I understand. Sometimes I think this site is not doing very much for my recovery, or for moving myself in the right direction.

Your posts will be missed. I always read them.

Good luck & God bless.


----------



## LALoner (Dec 3, 2008)

Best of luck. Everyone has to decide for themselves if this place helps or not.


----------



## alte (Sep 4, 2010)

I think it is a good decision and it will prove helpful to you in the long term. No problem in stopping by from time to time though  
Good luck.


----------



## atticusfinch (Dec 18, 2010)

gah, best of luck! this is bittersweet.


----------



## leonardess (Jun 30, 2009)

I've enjoyed your posts, you're quite insightful. Best of everything to you, you'll be missed.


----------



## JimmyDeansRetartedCousin (Nov 28, 2009)

I don't know you but good luck anyway, I hope you don't have to come back.


----------



## Sisyphus (Mar 4, 2010)

Mae West said:


> Hello Everyone,
> So I've come to the conclusion that visiting this site is doing more harm than good for me at this time in my life.
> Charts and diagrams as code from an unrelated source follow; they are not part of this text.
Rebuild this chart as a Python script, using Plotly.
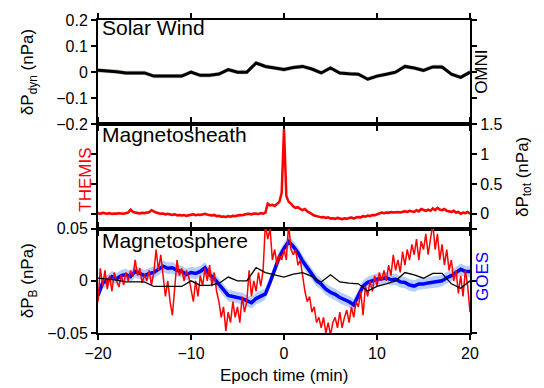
import numpy as np
import plotly.graph_objects as go
from plotly.subplots import make_subplots

# ---- data -------------------------------------------------------------
# OMNI solar-wind dynamic pressure perturbation, 1-min cadence (nPa)
t_sw = np.arange(-20, 21, 1.0)
sw_pdyn = [0.007, 0.005, 0.002, -0.003, -0.003, -0.003, -0.015, -0.015, -0.015, -0.015,
           0.0, -0.012, -0.012, -0.007, 0.01, 0.0, 0.0, 0.035, 0.022, 0.016,
           0.01, 0.018, 0.022, 0.012, -0.003, 0.016, -0.003, -0.006, -0.008, -0.027,
           -0.015, -0.008, 0.0, 0.022, 0.016, 0.007, 0.02, 0.02, -0.008, -0.02, 0.0]
sw_scale = 0.36  # solar-wind curve overlaid in the magnetosphere panel

# THEMIS magnetosheath total pressure perturbation, 15-s cadence (nPa)
t_hi = np.arange(-20, 20.001, 0.25)
themis_ptot = [
    0.01, 0.0, 0.015, 0.005,      0.0, 0.01, -0.005, 0.005,
    0.0, 0.01, 0.005, 0.0,        0.01, 0.02, 0.07, 0.03,
    0.02, 0.01, 0.005, 0.015,     0.01, 0.02, 0.025, 0.06,
    0.035, 0.02, 0.01, 0.0,       0.005, -0.01, 0.0, -0.015,
    -0.02, -0.01, -0.025, -0.02,  -0.03, -0.02, -0.035, -0.025,
    -0.02, -0.01, -0.025, -0.015, -0.02, -0.01, 0.0, -0.015,
    -0.025, -0.03, -0.02, -0.04,  -0.035, -0.05, -0.045, -0.055,
    -0.04, -0.05, -0.035, -0.04,  -0.03, -0.02, -0.025, -0.01,
    -0.005, 0.0, -0.01, 0.005,    0.0, -0.005, 0.01, 0.0,
    0.02, 0.17, 0.14, 0.15,       0.13, 0.16, 0.2, 0.35,
    1.42, 0.3, 0.2, 0.17,         0.12, 0.1, 0.11, 0.08,
    0.06, 0.08, 0.04, 0.02,       -0.01, -0.03, -0.04, -0.05,
    -0.06, -0.055, -0.07, -0.06,  -0.08, -0.075, -0.085, -0.07,
    -0.08, -0.09, -0.075, -0.085, -0.07, -0.065, -0.08, -0.06,
    -0.055, -0.06, -0.04, -0.05,  -0.03, -0.04, -0.02, -0.025,
    -0.01, 0.0, 0.02, 0.01,       0.02, 0.015, 0.03, 0.02,
    0.025, 0.03, 0.02, 0.035,     0.04, 0.03, 0.05, 0.04,
    0.03, 0.06, 0.04, 0.08,       0.06, 0.05, 0.07, 0.05,
    0.09, 0.06, 0.1, 0.07,        0.06, 0.08, 0.05, 0.04,
    0.03, 0.05, 0.02, 0.03,       0.0, 0.02, 0.01, 0.03,
    0.0]

# THEMIS magnetic pressure perturbation in the magnetosphere (nPa)
themis_pb = [
    -0.02, 0.012, -0.005, 0.01,   -0.008, 0.005, -0.01, 0.008,
    0.0, -0.006, 0.006, -0.004,   0.008, 0.0, 0.01, 0.004,
    0.02, 0.005, 0.012, -0.002,   0.006, 0.0, 0.01, -0.004,
    0.008, 0.03, 0.01, 0.025,     0.005, -0.015, 0.0, -0.02,
    -0.033, -0.005, 0.02, 0.005,  0.012, 0.0, 0.01, 0.004,
    -0.01, -0.02, 0.0, -0.015,    0.005, -0.005, 0.012, 0.0,
    0.015, -0.005, 0.008, -0.01,  -0.02, -0.035, -0.025, -0.048,
    -0.03, -0.04, -0.02, -0.035,  -0.025, -0.04, -0.015, -0.03,
    -0.02, 0.01, -0.015, 0.0,     -0.01, 0.008, -0.005, 0.01,
    0.055, 0.04, 0.05, 0.02,      0.03, 0.015, 0.025, 0.02,
    0.03, 0.02, 0.055, 0.03,      0.025, 0.03, 0.015, 0.02,
    0.005, -0.01, -0.02, -0.015,  -0.03, -0.025, -0.04, -0.035,
    -0.045, -0.035, -0.05, -0.04, -0.052, -0.04, -0.035, -0.045,
    -0.03, -0.045, -0.035, -0.028, -0.04, -0.025, -0.035, -0.02,
    -0.025, -0.01, -0.033, -0.005, -0.015, 0.0, -0.01, 0.005,
    -0.005, 0.008, 0.0, 0.01,     0.0, 0.015, 0.005, 0.025,
    0.01, 0.02, 0.008, 0.028,     0.015, 0.03, 0.02, 0.035,
    0.025, 0.04, 0.02, 0.038,     0.03, 0.045, 0.025, 0.04,
    0.055, 0.03, 0.045, 0.02,     0.035, 0.015, 0.03, 0.01,
    0.02, 0.0, 0.01, -0.012,      0.005, -0.015, 0.01, -0.005,
    -0.03]

# GOES magnetic pressure perturbation, 30-s cadence (nPa)
t_goes = np.arange(-20, 20.001, 0.5)
goes_pb = [
    -0.014, -0.002, 0.0, 0.004, 0.002, 0.005, 0.006, 0.004, 0.009, 0.007,
    0.005, 0.007, 0.008, 0.011, 0.014, 0.012, 0.0125, 0.01, 0.009, 0.006,
    0.008, 0.007, 0.009, 0.0125, 0.006, 0.002, -0.003, -0.009, -0.014, -0.015,
    -0.016, -0.017, -0.019, -0.021, -0.017, -0.015, -0.0125, -0.0015, 0.011, 0.023,
    0.031, 0.0375, 0.033, 0.027, 0.019, 0.0125, 0.006, 0.0, -0.003, -0.008,
    -0.011, -0.013, -0.016, -0.018, -0.02, -0.023, -0.014, -0.005, -0.0015, 0.0,
    0.0015, 0.002, 0.003, 0.001, 0.0015, -0.001, -0.0015, -0.004, -0.005, -0.003,
    -0.003, -0.002, -0.0015, -0.001, 0.0, 0.003, 0.005, 0.008, 0.011, 0.009,
    0.009]

x_ticks = [-20, -10, 0, 10, 20]

# ---- styling ------------------------------------------------------------
FONT = "Liberation Sans, Arial, sans-serif"
RED = "rgb(255,0,0)"
BLUE = "rgb(0,0,255)"


def band(fig, x, y, half, color, row):
    y = np.asarray(y, dtype=float)
    xs = np.concatenate([x, x[::-1]])
    ys = np.concatenate([y + half, (y - half)[::-1]])
    fig.add_trace(go.Scatter(x=xs, y=ys, fill="toself", fillcolor=color,
                             line=dict(width=0), mode="lines", hoverinfo="skip",
                             showlegend=False), row=row, col=1)


fig = make_subplots(rows=3, cols=1, shared_xaxes=True, vertical_spacing=0)

# Solar wind
band(fig, t_sw, sw_pdyn, 0.008, "rgb(196,192,180)", 1)
fig.add_trace(go.Scatter(x=t_sw, y=sw_pdyn, mode="lines",
                         line=dict(color="black", width=3), showlegend=False), row=1, col=1)

# Magnetosheath
band(fig, t_hi, themis_ptot, 0.022, "rgba(255,120,120,0.6)", 2)
fig.add_trace(go.Scatter(x=t_hi, y=themis_ptot, mode="lines",
                         line=dict(color=RED, width=2.5), showlegend=False), row=2, col=1)

# Magnetosphere
band(fig, t_goes, goes_pb, 0.0055, "rgb(180,206,255)", 3)
fig.add_trace(go.Scatter(x=t_goes, y=goes_pb, mode="lines",
                         line=dict(color=BLUE, width=3.5), showlegend=False), row=3, col=1)
fig.add_trace(go.Scatter(x=t_hi, y=themis_pb, mode="lines",
                         line=dict(color=RED, width=1.5), showlegend=False), row=3, col=1)
fig.add_trace(go.Scatter(x=t_sw, y=np.asarray(sw_pdyn) * sw_scale, mode="lines",
                         line=dict(color="black", width=1.3), showlegend=False), row=3, col=1)

axis_common = dict(showline=True, linecolor="black", linewidth=2, mirror="ticks",
                   ticks="outside", ticklen=5, tickwidth=1.5, tickcolor="black",
                   showgrid=False, zeroline=False,
                   tickfont=dict(family=FONT, size=16, color="black"))

for r in (1, 2, 3):
    fig.update_xaxes(range=[-20, 20], tickvals=x_ticks, row=r, col=1, **axis_common)
fig.update_xaxes(showticklabels=True, row=3, col=1)

fig.update_yaxes(range=[-0.2, 0.2], tickvals=[-0.2, -0.1, 0, 0.1, 0.2], row=1, col=1, **axis_common)
fig.update_yaxes(range=[-0.25, 1.5], tickvals=[0, 0.5, 1, 1.5], side="right", row=2, col=1,
                 **axis_common)
fig.update_yaxes(range=[-0.05, 0.05], tickvals=[-0.05, 0, 0.05], row=3, col=1, **axis_common)

ann = []


def label(text, x, y, size=17, color="black", angle=0, xanchor="center", yanchor="middle"):
    ann.append(dict(text=text, x=x, y=y, xref="paper", yref="paper", showarrow=False,
                    textangle=angle, xanchor=xanchor, yanchor=yanchor,
                    font=dict(family=FONT, size=size, color=color)))


label("Solar Wind", 0.005, 1.019, size=21, xanchor="left", yanchor="top")
label("Magnetosheath", 0.005, 0.677, size=21, xanchor="left", yanchor="top")
label("Magnetosphere", 0.005, 0.338, size=21, xanchor="left", yanchor="top")

label("δP<sub>dyn</sub> (nPa)", -0.185, 0.834, angle=-90)
label("THEMIS", -0.032, 0.49, color=RED, angle=-90)
label("δP<sub>B</sub> (nPa)", -0.185, 0.166, angle=-90)
label("OMNI", 1.032, 0.834, angle=-90)
label("δP<sub>tot</sub> (nPa)", 1.145, 0.498, angle=-90)
label("GOES", 1.032, 0.182, color=BLUE, angle=-90)
label("Epoch time (min)", 0.5, -0.135)

fig.update_layout(width=544, height=388, margin=dict(l=98, r=74, t=14, b=55),
                  paper_bgcolor="white", plot_bgcolor="white", annotations=ann,
                  font=dict(family=FONT, size=16, color="black"))

fig.write_html("out.html")
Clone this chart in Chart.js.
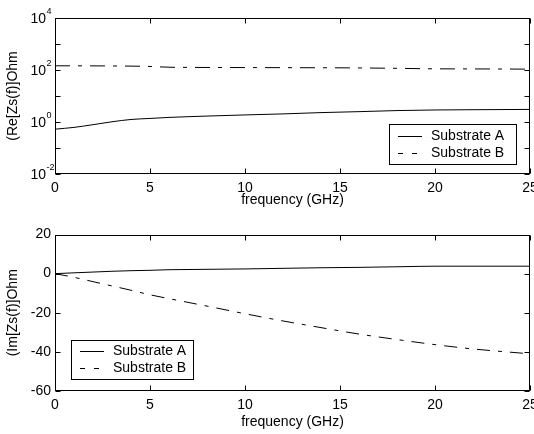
<!DOCTYPE html>
<html>
<head>
<meta charset="utf-8">
<script src="https://cdn.jsdelivr.net/npm/chart.js@4.4.1/dist/chart.umd.min.js"></script>
<style>
body { margin: 0; background: #fff; }
#wrap { position: relative; width: 534px; height: 434px; }
canvas { position: absolute; left: 0; }
</style>
</head>
<body>
<div id="wrap">
    <canvas id="reChart" width="534" height="217" style="top:0"></canvas>
    <canvas id="imChart" width="534" height="217" style="top:217px"></canvas>
</div>
<script>
// ================= DATA =================

const freq = [0, 1, 2, 3, 4, 5, 6, 7, 8, 10, 12, 14, 16, 18, 20, 22, 25];

// Re[Zs(f)] (log axis)
const reA = [0.53, 0.62, 0.79, 1.02, 1.25, 1.37, 1.5, 1.6, 1.69, 1.87, 2.05, 2.3, 2.5, 2.75, 2.9, 2.97, 3.05];
const reB = [145, 145, 144, 143, 141, 137, 128, 126, 125, 124, 123, 122, 120, 116, 111, 110, 108];

// Im[Zs(f)]
const imA = [0, 0.4, 0.8, 1.2, 1.5, 1.7, 2.0, 2.1, 2.2, 2.4, 2.7, 3.0, 3.2, 3.5, 3.8, 3.8, 3.8];
const imB = [0, -1.9, -4.1, -6.3, -8.5, -10.8, -12.8, -14.7, -16.6, -20.5, -24.2, -27.6, -30.9, -33.7, -36.3, -38.5, -41];

const seriesNames = ["Substrate A", "Substrate B"];

const freqTicks = [0, 5, 10, 15, 20, 25];
const reTicks = [1e-2, 1e-1, 1e0, 1e1, 1e2, 1e3, 1e4];
const reTickExp = { "-2": "-2", "0": "0", "2": "2", "4": "4" };   // labelled decades
const imTicks = [-60, -40, -20, 0, 20];

const xTitle = "frequency (GHz)";
const reTitle = "(Re[Zs(f)]Ohm";
const imTitle = "(Im[Zs(f)]Ohm";

// ================= HELPERS =================

const FONT = "'Liberation Sans', Arial, sans-serif";

function pts(ys)
{
    return freq.map((f, i) => ({ x: f, y: ys[i] }));
}

// box round the plot, inward ticks on all 4 sides, 10^n labels, boxed legend
const framePlugin = {
    id: "frame",
    afterDraw(chart, args, opts)
    {
        const ctx = chart.ctx;
        const a = chart.chartArea;
        const xs = chart.scales.x;
        const ys = chart.scales.y;

        ctx.save();
        ctx.strokeStyle = "#000";
        ctx.lineWidth = 1;
        ctx.setLineDash([]);

        const L = Math.round(a.left) + 0.5;
        const R = Math.round(a.right) - 0.5;
        const T = Math.round(a.top) + 0.5;
        const B = Math.round(a.bottom) - 0.5;

        ctx.strokeRect(L, T, R - L, B - T);

        ctx.beginPath();
        xs.ticks.forEach(t => {
            const px = Math.round(xs.getPixelForValue(t.value)) + 0.5;
            ctx.moveTo(px, B); ctx.lineTo(px, B - 5);
            ctx.moveTo(px, T); ctx.lineTo(px, T + 5);
        });
        ys.ticks.forEach(t => {
            const py = Math.round(ys.getPixelForValue(t.value)) + 0.5;
            ctx.moveTo(L, py); ctx.lineTo(L + 5, py);
            ctx.moveTo(R, py); ctx.lineTo(R - 5, py);
        });
        ctx.stroke();

        ctx.fillStyle = "#000";
        ctx.textBaseline = "middle";

        // 10^n tick labels on the log axis
        if (opts.powers)
        {
            ys.ticks.forEach(t => {
                const e = reTickExp[Math.round(Math.log10(t.value))];
                if (e === undefined)
                    return;
                const py = ys.getPixelForValue(t.value);
                ctx.font = "14px " + FONT;
                ctx.textAlign = "right";
                ctx.fillText("10", a.left - 9, py + 1);
                ctx.font = "9px " + FONT;
                ctx.textAlign = "left";
                ctx.fillText(e, a.left - 8.5, py - 6);
            });
        }

        // legend
        const lg = opts.legend;
        ctx.fillStyle = "#fff";
        ctx.fillRect(lg.left, lg.top, lg.width, lg.height);
        ctx.strokeRect(lg.left + 0.5, lg.top + 0.5, lg.width, lg.height);

        ctx.font = "14px " + FONT;
        ctx.textAlign = "left";
        ctx.fillStyle = "#000";

        chart.data.datasets.forEach((ds, i) => {
            const y = Math.round(lg.top + lg.rows[i]) + 0.5;
            ctx.beginPath();
            ctx.setLineDash(ds.legendDash || []);
            ctx.moveTo(lg.left + 9, y);
            ctx.lineTo(lg.left + 33, y);
            ctx.stroke();
            ctx.fillText(ds.label, lg.left + 42, y);
        });

        ctx.restore();
    }
};

function baseOptions(padTop, titleBottom, legend)
{
    return {
        responsive: false,
        animation: false,
        devicePixelRatio: 1,
        layout: { padding: { top: padTop, right: 4, left: 0, bottom: 0 } },
        plugins: {
            legend: { display: false },
            tooltip: { enabled: false },
            frame: { legend: legend, powers: false }
        },
        elements: { point: { radius: 0 } },
        scales: {
            x: {
                type: "linear",
                min: 0,
                max: 25,
                afterBuildTicks: s => { s.ticks = freqTicks.map(v => ({ value: v })); },
                afterFit: s => { s.height = 43; s.paddingLeft = 0; s.paddingRight = 0; },
                grid: { display: false, drawTicks: false },
                border: { display: false },
                ticks: {
                    color: "#000",
                    padding: 6,
                    maxRotation: 0,
                    font: { family: FONT, size: 14 }
                },
                title: {
                    display: true,
                    text: xTitle,
                    color: "#000",
                    padding: { top: 0, bottom: titleBottom },
                    font: { family: FONT, size: 14 }
                }
            }
        }
    };
}

// ================= GRAFICA Re =================

const reOpts = baseOptions(18, 8, { left: 389, top: 124, width: 127, height: 40, rows: [12, 29] });
reOpts.plugins.frame.powers = true;

reOpts.scales.y = {
    type: "logarithmic",
    min: 1e-2,
    max: 1e4,
    afterBuildTicks: s => { s.ticks = reTicks.map(v => ({ value: v })); },
    afterFit: s => { s.width = 55; s.paddingTop = 0; s.paddingBottom = 0; },
    grid: { display: false, drawTicks: false },
    border: { display: false },
    ticks: {
        color: "#000",
        padding: 4,
        autoSkip: false,
        font: { family: FONT, size: 14 },
        callback: () => ""
    },
    title: {
        display: true,
        text: reTitle,
        color: "#000",
        padding: { top: 5, bottom: 0 },
        font: { family: FONT, size: 14 }
    }
};

new Chart(document.getElementById("reChart"), {
    type: "line",
    data: {
        datasets: [
            {
                label: seriesNames[0],
                data: pts(reA),
                borderColor: "#000",
                borderWidth: 1,
                cubicInterpolationMode: "monotone"
            },
            {
                label: seriesNames[1],
                data: pts(reB),
                borderColor: "#000",
                borderWidth: 1,
                borderDash: [15, 8, 4, 8],
                legendDash: [5, 9],
                cubicInterpolationMode: "monotone"
            }
        ]
    },
    options: reOpts,
    plugins: [framePlugin]
});

// ================= GRAFICA Im =================

const imOpts = baseOptions(17.5, 3.5, { left: 71, top: 123, width: 122, height: 39, rows: [11, 27.5] });

imOpts.scales.y = {
    type: "linear",
    min: -60,
    max: 20,
    afterBuildTicks: s => { s.ticks = imTicks.map(v => ({ value: v })); },
    afterFit: s => { s.width = 55; s.paddingTop = 0; s.paddingBottom = 0; },
    grid: { display: false, drawTicks: false },
    border: { display: false },
    ticks: {
        color: "#000",
        padding: 4,
        font: { family: FONT, size: 14 }
    },
    title: {
        display: true,
        text: imTitle,
        color: "#000",
        padding: { top: 5, bottom: 0 },
        font: { family: FONT, size: 14 }
    }
};

new Chart(document.getElementById("imChart"), {
    type: "line",
    data: {
        datasets: [
            {
                label: seriesNames[0],
                data: pts(imA),
                borderColor: "#000",
                borderWidth: 1,
                cubicInterpolationMode: "monotone"
            },
            {
                label: seriesNames[1],
                data: pts(imB),
                borderColor: "#000",
                borderWidth: 1,
                borderDash: [13, 8, 4, 8],
                legendDash: [5, 9],
                cubicInterpolationMode: "monotone"
            }
        ]
    },
    options: imOpts,
    plugins: [framePlugin]
});
</script>
</body>
</html>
I've enjoyed talking with most of you and wish you well on beating SA.
> Good Luck!
> Mae




Good luck!


----------



## wheels00 (Feb 24, 2011)

I'll miss your posts Mae.

But you've got to do what you've got to do.


----------



## kesker (Mar 29, 2011)

Best of luck. Take care.


----------



## JustWakeUp (Apr 27, 2009)

I wish you the best of luck, Mae West.


----------



## leave me alone (Apr 1, 2011)

Have a nice life.


----------



## sherbert (Jun 24, 2005)

This place is like the Hotel California: you can check out anytime you like, but you can never leave! :b



I hope you find a real life community that is satisfying and will help you to move toward goals.


----------



## Mae West (Sep 15, 2005)

I tried to resist but I could not help but respond to your kind words. You are some of the most understanding people I have ever met! Maybe I will pop in every once in a while : )


----------



## wheels00 (Feb 24, 2011)

Mae West said:


> I tried to resist but I could not help but respond to your kind words. You are some of the most understanding people I have ever met! Maybe I will pop in every once in a while : )


There she is! Quick, someone grab her!


----------